Don't Trip Yourself up While Buying your New Home
What's more fun than buying a bunch of new furniture to go in your future home? Nothing. But buying big ticket items before closing could be trouble. There are still a few major hurdles to jump before your loan closes. Here are some actions to avoid during the home buying process to be sure your transaction goes well.
Don't empty your wallet on big-ticket items Although you may be planning ways to turn your new home into a castle, avoid big ticket purchases like appliances, electronics, or expensive furnishings. You will also want to avoid vacations and vehicle purchases until the closing of your loan. Financing new Plasma TVs with a store card or a bank credit card could jeopardize your credit worthiness during the time it means the most. Because lenders are examining your bank accounts, a large cash purchase is also not advised.
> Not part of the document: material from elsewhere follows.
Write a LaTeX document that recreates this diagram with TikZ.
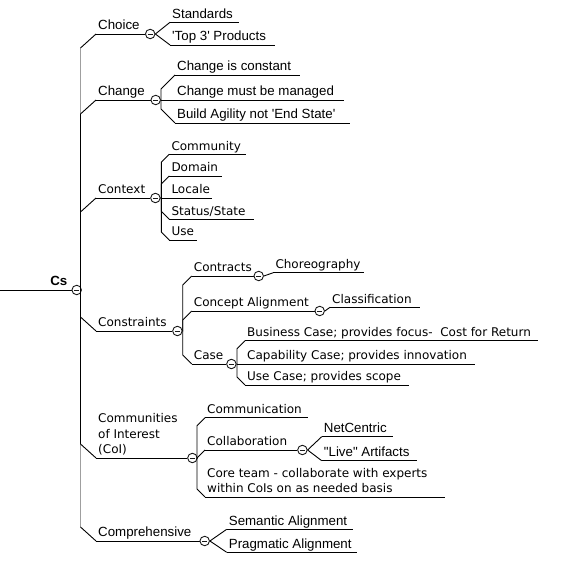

Don't look for a new career. Lending Institutions feel comfortable seeing a consistent work history on your paperwork. Finding a new job (particularly one with a bump in salary) may not change your ability to qualify for your loan. But for some, changing careers during the loan approval process could raise concern and stymie your approval.
Don't change banks or move finances around in your accounts. As your lender considers your mortgage loan application, you will probably be instructed to provide bank statements for the last few months for your saving and checking accounts, money market funds and other liquid finances. To avoid potential fraud, most lenders require detailed paperwork to determine the source of all cash. No matter the reason, moving banks or moving money from one account to another can raise a red flag with your lender and impede your qualification process.
Don't give your FSBO (for sale by owner) seller a "good faith" deposit, cash in hand. Your good faith deposit does not belong to the seller: it remains yours until the transaction is final. Your earnest funds are to be used for your expenses upon closing; some FSBO sellers might not know this. An attorney or other type of neutral party can hang onto your earnest funds, or you may place them temporarily into a trust account until you close. Should your home purchase fail, your purchase contract should dictate to whom your good faith deposit should go.